Groundwater accounts for 99% of all liquid freshwater on Earth. However, this natural resource is often poorly understood and consequently undervalued, mismanaged and even abused. According to the latest edition of the United Nations World Water Development Report published by UNESCO, the vast potential of groundwater, and the need to manage it sustainably, can no longer be overlooked.

Today, UNESCO on behalf of UN-Water is launching the latest edition of the United Nations World Water Development Report, titled “Groundwater: Making the invisible visible” at the opening ceremony of the 9th World Water Forum in Dakar, Senegal. The authors call on States to commit themselves to developing adequate and effective groundwater management and governance policies in order to address current and future water crises throughout the globe. Groundwater presently provides half of the volume of water withdrawn for domestic use by the global population, including the drinking water for the vast majority of the rural population who do not get their water delivered to them via public or private supply systems, and around 25% of all water used for irrigation.

Globally, water use is projected to grow by roughly 1% per year over the next 30 years. Our overall dependence on groundwater is expected to rise as surface water availability becomes increasingly limited due to climate change.

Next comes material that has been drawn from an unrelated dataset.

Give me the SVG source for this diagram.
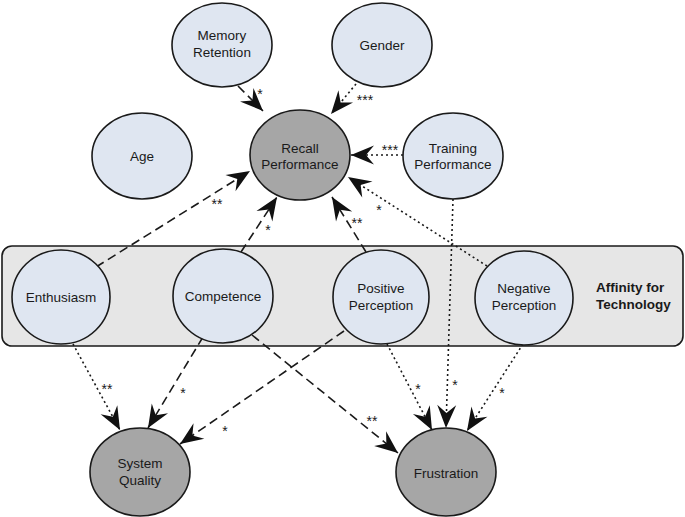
<svg xmlns="http://www.w3.org/2000/svg" width="685" height="517" viewBox="0 0 685 517">
<defs>
<marker id="ah" viewBox="-24 -10 25 20" markerWidth="25" markerHeight="20" refX="0" refY="0" markerUnits="userSpaceOnUse" orient="auto">
<path d="M0,0 L-23,-9.5 L-15,0 L-23,9.5 Z" fill="#111"/>
</marker>
</defs>
<style>
.light{fill:#dfe6f1;stroke:#1a1a1a;stroke-width:1.6}
.dark{fill:#a6a6a6;stroke:#1a1a1a;stroke-width:1.6}
.t{font-family:"Liberation Sans",Arial,sans-serif;font-size:13.5px;fill:#1a1a1a;text-anchor:middle}
.b{font-family:"Liberation Sans",Arial,sans-serif;font-size:13.5px;font-weight:bold;fill:#1a1a1a}
.dash{fill:none;stroke:#1a1a1a;stroke-width:1.6;stroke-dasharray:9 5;marker-end:url(#ah)}
.dot{fill:none;stroke:#1a1a1a;stroke-width:1.6;stroke-dasharray:2 3;marker-end:url(#ah)}
.s{font-family:"Liberation Sans",Arial,sans-serif;font-size:14px;fill:#1a1a1a;text-anchor:middle}
</style>
<rect width="685" height="517" fill="#fff"/>
<g id="affinity">
<rect x="2" y="246" width="681" height="100" rx="10" fill="#e6e6e6" stroke="#1a1a1a" stroke-width="1.6"/>
<text class="b" x="596" y="292">Affinity for</text>
<text class="b" x="596" y="309">Technology</text>
</g>
<g id="connectors">
<line class="dash" x1="238" y1="86" x2="263" y2="111"/>
<line class="dot" x1="356" y1="84" x2="331" y2="114"/>
<line class="dot" x1="403" y1="155" x2="351" y2="155"/>
<line class="dot" x1="487" y1="266" x2="348" y2="177"/>
<line class="dash" x1="366" y1="252" x2="332" y2="197"/>
<line class="dash" x1="241" y1="252" x2="277" y2="197"/>
<line class="dash" x1="96" y1="267" x2="250" y2="171"/>
<line class="dot" x1="453" y1="199" x2="446" y2="428"/>
<line class="dot" x1="73" y1="344" x2="120" y2="430"/>
<line class="dash" x1="203" y1="337" x2="148" y2="428"/>
<line class="dash" x1="344" y1="331" x2="180" y2="444"/>
<line class="dash" x1="252" y1="335" x2="398" y2="453"/>
<line class="dot" x1="387" y1="344" x2="432" y2="430"/>
<line class="dot" x1="523" y1="344" x2="467" y2="431"/>
<text class="s" x="260" y="99">*</text>
<text class="s" x="365" y="105">***</text>
<text class="s" x="390" y="155">***</text>
<text class="s" x="379" y="215">*</text>
<text class="s" x="357" y="228">**</text>
<text class="s" x="268" y="235">*</text>
<text class="s" x="217" y="209">**</text>
<text class="s" x="455" y="390">*</text>
<text class="s" x="107" y="394">**</text>
<text class="s" x="183" y="398">*</text>
<text class="s" x="225" y="436">*</text>
<text class="s" x="372" y="426">**</text>
<text class="s" x="418" y="394">*</text>
<text class="s" x="502" y="398">*</text>
</g>
<g id="memory-retention"><ellipse class="light" cx="222" cy="45" rx="50" ry="42"/><text class="t" x="222" y="40">Memory</text><text class="t" x="222" y="57">Retention</text></g>
<g id="gender"><ellipse class="light" cx="382" cy="45" rx="50" ry="42"/><text class="t" x="382" y="50">Gender</text></g>
<g id="age"><ellipse class="light" cx="142" cy="156" rx="50" ry="43"/><text class="t" x="142" y="161">Age</text></g>
<g id="recall-performance"><ellipse class="dark" cx="300" cy="155" rx="50" ry="45"/><text class="t" x="300" y="153">Recall</text><text class="t" x="300" y="169">Performance</text></g>
<g id="training-performance"><ellipse class="light" cx="453" cy="156" rx="50" ry="43"/><text class="t" x="453" y="153">Training</text><text class="t" x="453" y="169">Performance</text></g>
<g id="enthusiasm"><ellipse class="light" cx="61" cy="297" rx="49" ry="47"/><text class="t" x="61" y="302">Enthusiasm</text></g>
<g id="competence"><ellipse class="light" cx="223" cy="296" rx="50" ry="47"/><text class="t" x="223" y="301">Competence</text></g>
<g id="positive-perception"><ellipse class="light" cx="381" cy="297" rx="48" ry="47"/><text class="t" x="381" y="293">Positive</text><text class="t" x="381" y="310">Perception</text></g>
<g id="negative-perception"><ellipse class="light" cx="524" cy="298" rx="49" ry="47"/><text class="t" x="524" y="293">Negative</text><text class="t" x="524" y="310">Perception</text></g>
<g id="system-quality"><ellipse class="dark" cx="140" cy="472" rx="50" ry="44"/><text class="t" x="140" y="468">System</text><text class="t" x="140" y="485">Quality</text></g>
<g id="frustration"><ellipse class="dark" cx="446" cy="472" rx="50" ry="44"/><text class="t" x="446" y="478">Frustration</text></g>
</svg>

“More and more water resources are being polluted, overexploited, and dried up by humans, sometimes with irreversible consequences. Making smarter use of the potential of still sparsely developed groundwater resources, and protecting them from pollution and overexploitation, is essential to meet the fundamental needs of an ever-increasing global population and to address the global climate and   energy crises” says the Director-General of UNESCO, Audrey Azoulay.

“Improving the way we use and manage groundwater is an urgent priority if we are to achieve the Sustainable Development Goals (SDGs) by 2030. Decision-makers must begin to take full account of the vital ways in which groundwater can help ensure the resilience of human life and activities in a future where the climate is becoming increasingly unpredictable” adds Gilbert F. Houngbo, Chair of UN-Water and President of the International Fund for Agricultural Development (IFAD).

Huge social, economic and environmental benefits and opportunities

The quality of groundwater is generally good, which means it can be used safely and affordably, without requiring advanced levels of treatment. Groundwater is often the most cost-effectiveway of providing a secure supply of water to rural villages.

Certain regions, such as Saharan Africa and the Middle East for example, hold substantial quantities of non-renewable groundwater supplies that can be extracted in order to maintain water security. However, consideration for future generations and for the economic, financial and environmental aspects of storage depletion should not be overlooked.

In Sub-Saharan Africa, the opportunities offered by the vast aquifers remain largely underexploited. Only 3% of farmland is equipped for irrigation, and only 5% of that area uses groundwater, compared to 59% and 57% respectively in North America and South Asia.

As the report points out, this low use is not due to a lack of renewable groundwater (which is often abundant), but rather by a lack of investments in infrastructure, institutions, trained professionals and knowledge of the resource. The development of groundwater could act as a catalyst for economic growth by increasing the extent of irrigated areas and therefore improving agricultural yields and crop diversity.

In terms of climate change adaptation, the capacity of aquifer systems to store seasonal or episodic surface water surpluses can be exploited to improve year-round freshwater availability, as aquifers incur substantially lower evaporative losses than surface reservoirs. For example, including groundwater storage and abstraction as part of urban water supply planning would add security and flexibility in cases of seasonal variation.

Unlocking groundwater’s full potential – what needs to be done?

    1. Collect data

The report raises the issue of the lack of groundwater data and emphasizes that groundwater monitoring is often a ‘neglected area’. To improve this, the acquisition of data and information, which is usually under the responsibility of national (and local) groundwater agencies, could be complemented by the private sector. Particularly, the oil, gas and mining industries already possess a great deal of data, information and knowledge on the composition of the deeper domains underground, including aquifers. As a matter of corporate social responsibility, private companies are highly encouraged to share these data and information with public sector professionals.

     2. Strengthen environmental regulations

As groundwater pollution is practically irreversible, it must be avoided. Enforcement efforts and the prosecution of polluters, however, are often challenging due to groundwater’s invisible nature. Preventing groundwater contamination requires suitable land use and appropriate environmental regulations, especially across aquifer recharge areas. It is imperative that governments assume their role as resource custodians in view of the common-good aspects of groundwater to ensure that access to – and profit from – groundwater are distributed equitably and that the resource remains available for future generations.

    3. Reinforce human, material and financial resources

In many countries, the general lack of groundwater professionals among the staff of institutions and local and national government, as well as insufficient mandates, financing and support of groundwater departments or agencies, hamper effective groundwater management. The commitment of governments to build, support and maintain institutional capacity related to groundwater is crucial.